Sometimes I’m late on movies. 3:10 to Yuma starring Russell Crowe and Christian Bale came out in 2007, and I just watched it. My girlfriend said it’s an excellent movie and for an action film I to take her word on it. I loved it. The picture was beautiful, great acting from all the characters, and the action scenes were phenomenal.

If it’s one thing that can make a movie great, it is learning a new understanding. If you don’t have a new understanding of life after watching a movie, then either it wasn’t great, or it just wasn’t’ meant to have a moral lesson. Then again, it all depends on how you look at the movie too.

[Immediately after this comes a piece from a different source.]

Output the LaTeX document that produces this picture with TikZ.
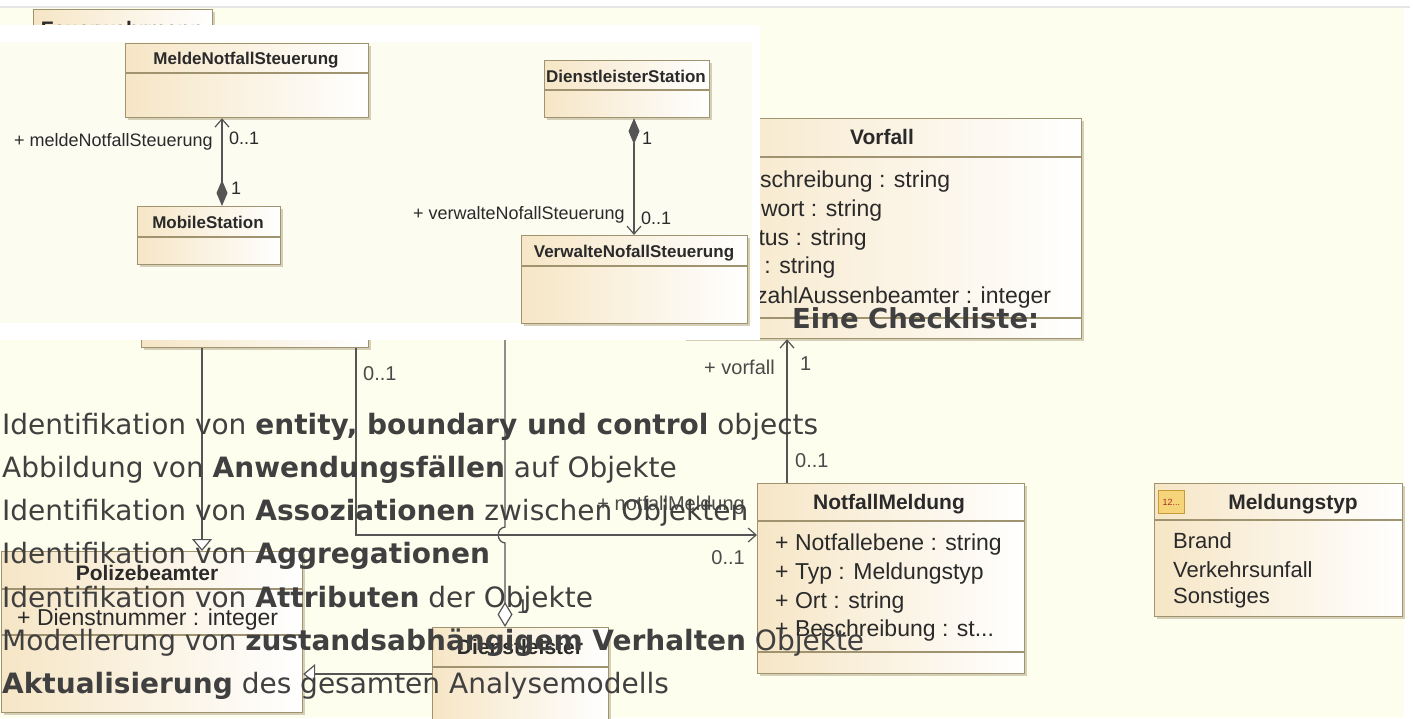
\documentclass[tikz,border=0pt]{standalone}
\usepackage{fontspec}
\usetikzlibrary{arrows.meta}
\newfontfamily\umlf{Liberation Sans}
\newfontfamily\chkf{DejaVu Sans}
\definecolor{bgc}{HTML}{FEFEEE}
\definecolor{ovc}{HTML}{FCFCF1}
\definecolor{umlB}{HTML}{A0936F}
\definecolor{umlL}{HTML}{F6E6C6}
\definecolor{umlS}{HTML}{D6CFB8}
\definecolor{lnc}{HTML}{555555}
\definecolor{umltxt}{HTML}{2A2A2A}
\definecolor{lblc}{HTML}{4A4A4A}
\definecolor{chk}{HTML}{404040}
\definecolor{grayline}{HTML}{E6E6E6}
\definecolor{icoF}{HTML}{F6D47A}
\definecolor{icoB}{HTML}{C89A3A}
\definecolor{icoT}{HTML}{A82A20}
\tikzset{
  umlbox/.style={draw=umlB, line width=1.2pt, left color=umlL, right color=white, inner sep=0pt, anchor=north west},
  divs/.style={draw=umlB, line width=1.2pt},
  conn/.style={draw=lnc, line width=1.3pt},
  ttl/.style={font=\umlf\bfseries\fontsize{21}{24}\selectfont, text=umltxt, inner sep=0pt, anchor=base},
  att/.style={font=\umlf\fontsize{23}{27}\selectfont, text=umltxt, inner sep=0pt, anchor=base west},
  ottl/.style={font=\umlf\bfseries\fontsize{17}{20}\selectfont, text=umltxt, inner sep=0pt, anchor=base},
  olab/.style={font=\umlf\fontsize{18}{21}\selectfont, text=umltxt, inner sep=0pt},
  lab/.style={font=\umlf\fontsize{20}{23}\selectfont, text=lblc, inner sep=0pt},
  chkline/.style={font=\chkf\fontsize{28}{34}\selectfont, text=chk, inner sep=0pt, anchor=base west},
  chkhead/.style={font=\chkf\bfseries\fontsize{27.5}{33}\selectfont, text=chk, inner sep=0pt, anchor=base west},
  umlFDia/.tip={Diamond[length=26pt,width=11pt,fill=lnc,line width=1pt]},
  umlODia/.tip={Diamond[length=25pt,width=15pt,fill=white,line width=1.2pt]},
  umlBarb/.tip={Straight Barb[length=8pt,width=14pt,line width=1.2pt]},
  umlTri/.tip={Triangle[length=12pt,width=20pt,fill=white,line width=1.2pt]}
}
\newcommand\umlbx[5]{%
  \fill[umlS] (#2+2.5,#3+2.5) rectangle (#4+2.5,#5+2.5);
  \node[umlbox, minimum width={#4-#2}, minimum height={#5-#3}] (#1) at (#2,#3) {};
}
\newcommand\divl[2]{\draw[divs] (#1.west |- 0,#2) -- (#1.east |- 0,#2);}
\begin{document}
\begin{tikzpicture}[x=1pt,y=-1pt]
\useasboundingbox (0,0) rectangle (1413,718);
\fill[white] (0,0) rectangle (1413,718);
\fill[grayline] (0,6) rectangle (1410,8);
\fill[bgc] (0,8) rectangle (1404,718);

% ---------- background diagram ----------
\umlbx{fw}{33}{9}{212}{80}
\node[ttl] (fwt) at (122,36) {Feuerwehrmann};
\umlbx{hid}{141}{200}{368}{347}

\umlbx{vf}{683}{118}{1081}{338}
\divl{vf}{157}\divl{vf}{318}
\node[ttl] (vft) at (882,144) {Vorfall};
\node[att] (vf1) at (712,187) {+ Beschreibung : string};
\node[att] (vf2) at (690,216) {+ Stichwort : string};
\node[att] (vf3) at (704,245) {+ Status : string};
\node[att] (vf4) at (706,273) {+ Ort : string};
\node[att] (vf5) at (708,303) {+ AnzahlAussenbeamter : integer};

\umlbx{nm}{757}{483}{1024}{673}
\divl{nm}{521}\divl{nm}{652}
\node[ttl] (nmt) at (889,509) {NotfallMeldung};
\node[att] (nm1) at (775,550) {+ Notfallebene : string};
\node[att] (nm2) at (775,579) {+ Typ : Meldungstyp};
\node[att] (nm3) at (775,608) {+ Ort : string};
\node[att] (nm4) at (775,636) {+ Beschreibung : st...};

\umlbx{mt}{1154}{483}{1402}{616}
\divl{mt}{520}
\node[ttl] (mtt) at (1293,509) {Meldungstyp};
\node[draw=icoB, fill=icoF, line width=0.8pt, minimum width=26, minimum height=23, anchor=north west, inner sep=0pt, font=\umlf\fontsize{9}{10}\selectfont, text=icoT] (ico) at (1158,490) {12...};
\node[att, font=\umlf\fontsize{22}{26}\selectfont] (mt1) at (1173,548) {Brand};
\node[att, font=\umlf\fontsize{22}{26}\selectfont] (mt2) at (1173,577) {Verkehrsunfall};
\node[att, font=\umlf\fontsize{22}{26}\selectfont] (mt3) at (1173,603) {Sonstiges};

\umlbx{pb}{1}{551}{302}{712}
\divl{pb}{589}\divl{pb}{635}
\node[ttl] (pbt) at (147,580) {Polizebeamter};
\node[att] (pb1) at (17,625) {+ Dienstnummer : integer};

\umlbx{dl}{432}{627}{608}{740}
\divl{dl}{667}
\node[ttl] (dlt) at (520,654) {Dienstleister};

% connectors
\coordinate (c3) at (202,0);
\coordinate (c4) at (356,0);
\coordinate (c5) at (505,330);
\coordinate (c6) at (787,0);
\draw[conn,-umlTri] (c3 |- hid.south) -- (c3 |- pb.north);
\draw[conn,-umlBarb] (c4 |- hid.south) |- (nm.west |- 0,535);
\draw[conn,-umlODia] (c5) -- (505,527) .. controls (496,528) and (496,542) .. (505,543) -- (c5 |- dl.north);
\draw[conn,-umlBarb] (c6 |- nm.north) -- (c6 |- vf.south);
\draw[conn,-umlTri] (dl.west |- 0,674) -- (pb.east |- 0,674);

\node[lab, anchor=base west] (l01c) at (363,380) {0..1};
\node[lab, anchor=base east] (lvf) at (775,374) {+ vorfall};
\node[lab, anchor=base west] (l1c) at (800,370) {1};
\node[lab, anchor=base west] (l01d) at (795,467) {0..1};
\node[lab, anchor=base east] (lnm) at (745,510) {+ notfallMeldung};
\node[lab, anchor=base east] (l01e) at (745,564) {0..1};
\node[lab, anchor=base west] (l1d) at (517,613) {1};

% ---------- overlay picture ----------
\fill[white] (0,25) rectangle (760,340);
\fill[ovc] (0,42) rectangle (752,323);

\umlbx{mns}{125}{43}{368}{117}
\divl{mns}{73}
\node[ottl] (mnst) at (246,64) {MeldeNotfallSteuerung};
\umlbx{ms}{137}{206}{280}{264}
\divl{ms}{237}
\node[ottl] (mst) at (208,228) {MobileStation};
\umlbx{ds}{544}{60}{709}{117}
\divl{ds}{90}
\node[ottl] (dst) at (626,82) {DienstleisterStation};
\umlbx{vn}{521}{235}{747}{323}
\divl{vn}{266}
\node[ottl] (vnt) at (634,257) {VerwalteNofallSteuerung};

\coordinate (c1) at (222,0);
\coordinate (c2) at (634,0);
\draw[conn,umlFDia-umlBarb] (c1 |- ms.north) -- (c1 |- mns.south);
\draw[conn,umlFDia-umlBarb] (c2 |- ds.south) -- (c2 |- vn.north);

\node[olab, anchor=base east] (lmns) at (213,146) {+ meldeNotfallSteuerung};
\node[olab, anchor=base west] (l01a) at (229,144) {0..1};
\node[olab, anchor=base west] (l1a) at (231,194) {1};
\node[olab, anchor=base west] (l1b) at (642,144) {1};
\node[olab, anchor=base east] (lvns) at (625,219) {+ verwalteNofallSteuerung};
\node[olab, anchor=base west] (l01b) at (641,224) {0..1};

% ---------- checklist text ----------
\node[chkhead] (head) at (792,328) {Eine Checkliste:};
\node[chkline] (t1) at (2,434) {Identifikation von \textbf{entity, boundary und control} objects};
\node[chkline] (t2) at (2,477) {Abbildung von \textbf{Anwendungsfällen} auf Objekte};
\node[chkline] (t3) at (2,520) {Identifikation von \textbf{Assoziationen} zwischen Objekten};
\node[chkline] (t4) at (2,563) {Identifikation von \textbf{Aggregationen}};
\node[chkline] (t5) at (2,607) {Identifikation von \textbf{Attributen} der Objekte};
\node[chkline] (t6) at (2,650) {Modellerung von \textbf{zustandsabhängigem Verhalten} Objekte};
\node[chkline] (t7) at (2,693) {\textbf{Aktualisierung} des gesamten Analysemodells};
\end{tikzpicture}
\end{document}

I learned why Dan Evans and Ben Wade lived the lives they did throughout the film. Their moral conflict showed me that doing good or evil is always a choice no matter what circumstances you are in. Dan Evans had all the excuses to live an unlawful life. He was a Vietnam veteran and came back with a prosthetic leg. It didn’t seem like it hindered his work capabilities too much, but the government didn’t care as much for their wounded warriors back then. The government gave him $200 for the lost leg and sent him on his way. Later in the movie Dan Evans learned that the $200 from the government wasn’t so that he could walk away, but so that the government could walk away from caring for their wounded soldier.

Dan Evans had debt with a man because he could not produce a profit on his ranch because there was a drought for three years. Ben Wade called Dan stubborn for keeping his family on a dry ranch. Dan explained that his son had tuberculosis and Dan had to keep his son in a dry climate or else he would die.

Dan had no choice but to keep his family in a dry climate and he could not make a profit from the drought, so he had the opportunity to deliver an outlaw (Ben Wade) to a prison train to Yuma. The $200 offered to deliver the outlaw would get his family out of debt and live a comfortable life. Throughout the movie, Dan’s morale was tested. He was offered better deals by the outlaw and by his comrades. First, Ben Wade offered Ben $200 to let him free. That would have been easier than to fight Ben Wade’s gang. It’s not like Dan was a Sheriff. He was just a regular guy looking for a way to feed his family. But, Dan wanted to live a righteous life. Even when he was offered an easy way out, he chose to keep his word and deliver the outlaw to justice.

Then the sheriff proposed to give Dan $200 to walk away. Dan continued to decline. He didn’t want an easy way out or demand a higher salary for delivering the outlaw. He only wanted what the sheriff initially offered. Eventually, all the other persons who were to help deliver Ben Wade to Yuma either got killed or ran away. Dan ordered his son to leave because he felt the mission was too dangerous for him. Then, Dan and Ben were alone. No one would know if Dan gave up on the mission and took an easier and more profitable offer. Ben tried to make one last offer to Dan, and Dan still refused, which taught me that it can be easier to do the right thing around other people, but it is even more important to do the right thing when no one is looking.

At the end of the movie Dan Evans got the outlaw on the train to Yuma and got killed by Ben Wade’s gang. Sometimes doing the right thing doesn’t end in a glorious feeling of accomplishment. If Dan took any of those offers to free the outlaw and go back to his family, he probably would have got back home alive and lived with his family out of debt. Is this a way of saying that you can be too stubborn by doing the right thing? Well, even when a choice we make will not affect us, it can affect someone else. What if Dan had taken an offer to run with his son with him? His son would grow up thinking that morality is only beneficial for ones’ benefit and possibly grow up living the life of Ben Wade.

If Dan had taken an offer to run when no one was looking, then Ben could have thought of Dan as equally corrupt as himself and killed him anyway. He would probably go back to Dan’s wife and take her for his pleasure since he would have lost respect for Dan. The film didn’t show what happened to Ben when he willingly got on the train. Given the fact that he escaped twice before, I believe that this time was different. I don’t think that Ben would escape from Yuma. I believe Dan’s morality changed him, and he would take his punishment of being hanged.